After it appeared on the Nolensville Planning Commission agenda last week, a developer invited Nolensville residents and community members to a Town Hall Tuesday night to discuss plans for a newly-proposed mixed-use development called Southwalk.
With concerns spanning more than an hour of discussion, planning commissioners deferred the proposed development to the June 11 Planning Commission meeting.
Entrepreneur and developer Matthew Chilvers of Chilvers Properties explained Tuesday that he thinks there was some “shock factor” when he initially presented the concept to the planning commission.
“They’ve never seen anything like this, it’s brand new,” Chilvers said.
Southwalk was inspired by the shopping and town centers which Chilvers said he saw during trips to Italy. The development is proposed for land north of Brittain Plaza and south of Haley Industrial Park on Nolensville Road.
On Chilvers’ team are Michael Dewey of Dewey Engineering and Steve Durden of Durden Architecture. A traffic study was conducted as part of the conceptual planning for Southwalk, which can be read here.
“Originally I was going to develop just like everyone else develops in Nolensville,” Chilvers said. “Put in a strip mall and we were going to develop the back of the property with some office and warehouse type of use. But we were thinking about Italy and wandering through Italy…[and] we really were excited about that kind of lifestyle.”
Chilvers said along with his engineer, architect and subcontractors, his wife Julie had also been involved in the development plans along the way. The pedestrian-oriented development would include retail shops, restaurants, offices and residential space all centered around a multi-use plaza, roughly the size of a half football field.
Though it is still in a conceptual phase, Chilvers has big ideas for the space. The uses he sees for the plaza area include community events, live music and even a seasonal ice-skating rink.
Though he says it may sound “far fetched,” Chilvers says an ice skating rink is doable, and his team has already leveled the plaza area out in designs.
The total proposed development — which can be viewed here —would encompass 1,179,856 square-feet or more than 27 acres.
Of the total development, 983,382 square feet — more than 22 acres — is listed on the concept plan’s residential unit density calculation as “dedicated to residential use.” The calculation is meant to show the plan’s proposed residential units per acre, but Chilvers says it is a bit misleading for this type of development.
Chilvers clarified that the density calculation and phrase “dedicated to residential use” has caused some confusion. The calculation, he said Thursday, includes the town homes (100% residential) as well as the mixed-use portions (residential and commercial).
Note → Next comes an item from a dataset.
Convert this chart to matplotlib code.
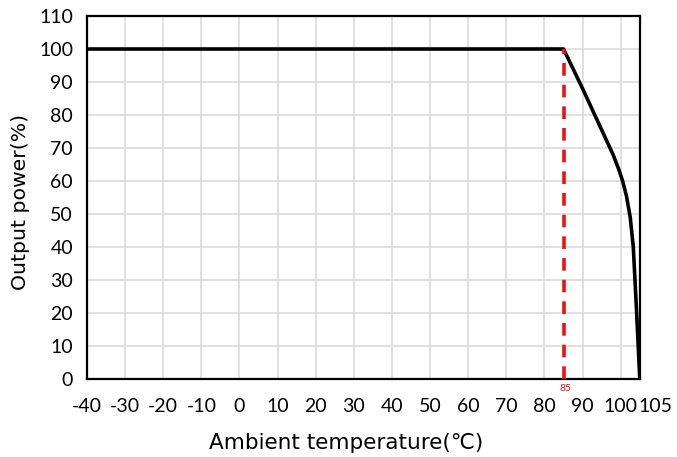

“It almost looks like there’s 22 acres of residential [use] and five acres of commercial [use], when it really is 22 acres of residential [use] and commercial [use] together and five acres of commercial alone,” Chilvers said.
In other words, the parts of the development which will be used for both commercial and residential spaces must all be included in the residential density calculation because they will contain some residential space. But that doesn’t mean a full 22 acres will be devoted solely to residential use, Chilvers explained.
The construction schedule showed seven phases of the build, which is not estimated to reach completion until 2027.
During the lengthy discussion with planning commissioners on May 13, several commissioners stated that the town of Nolensville needed more commercial development. Chilvers mentioned this need as he addressed the community.
“Doing a mixed-use development in Nolensville will help the town’s budget. Everybody knows that the town needs more services, our volunteer fire department is going to have to be paid at some point, you know, [we’re] just a growing community,” Chilvers said. “And these things cost money. More police, more fire and emergency vehicles, the things that cities and towns have to have [must] be funded by something.”
Chilvers said the careful planning that can go into mixed-use development helps a developing town from becoming “anywhere USA,” or several strip malls with little variety.
“I don’t think that’s the best thing for Nolensville,” Chilvers said. “The best plan is to plan it out, make it beautiful, make it something special for Nolensville. And that’s what we’re doing.”
Alderman Derek Adams recorded Chilvers’ presentation to residents at the Town Hall Tuesday, which can be viewed here.
Before Southwalk could be developed, it needs the stamp of approval from the Planning Commission and the Board of Mayor and Aldermen (BOMA). In order to begin that process, Chilvers will have to take revised plans before the Planning Commission and achieve its approval before the plans can be presented to BOMA, which will require a first and second reading as well as a formal public hearing.
The next Planning Commission meeting is scheduled for June 11 at 7 p.m. at Town Hall in Nolensville.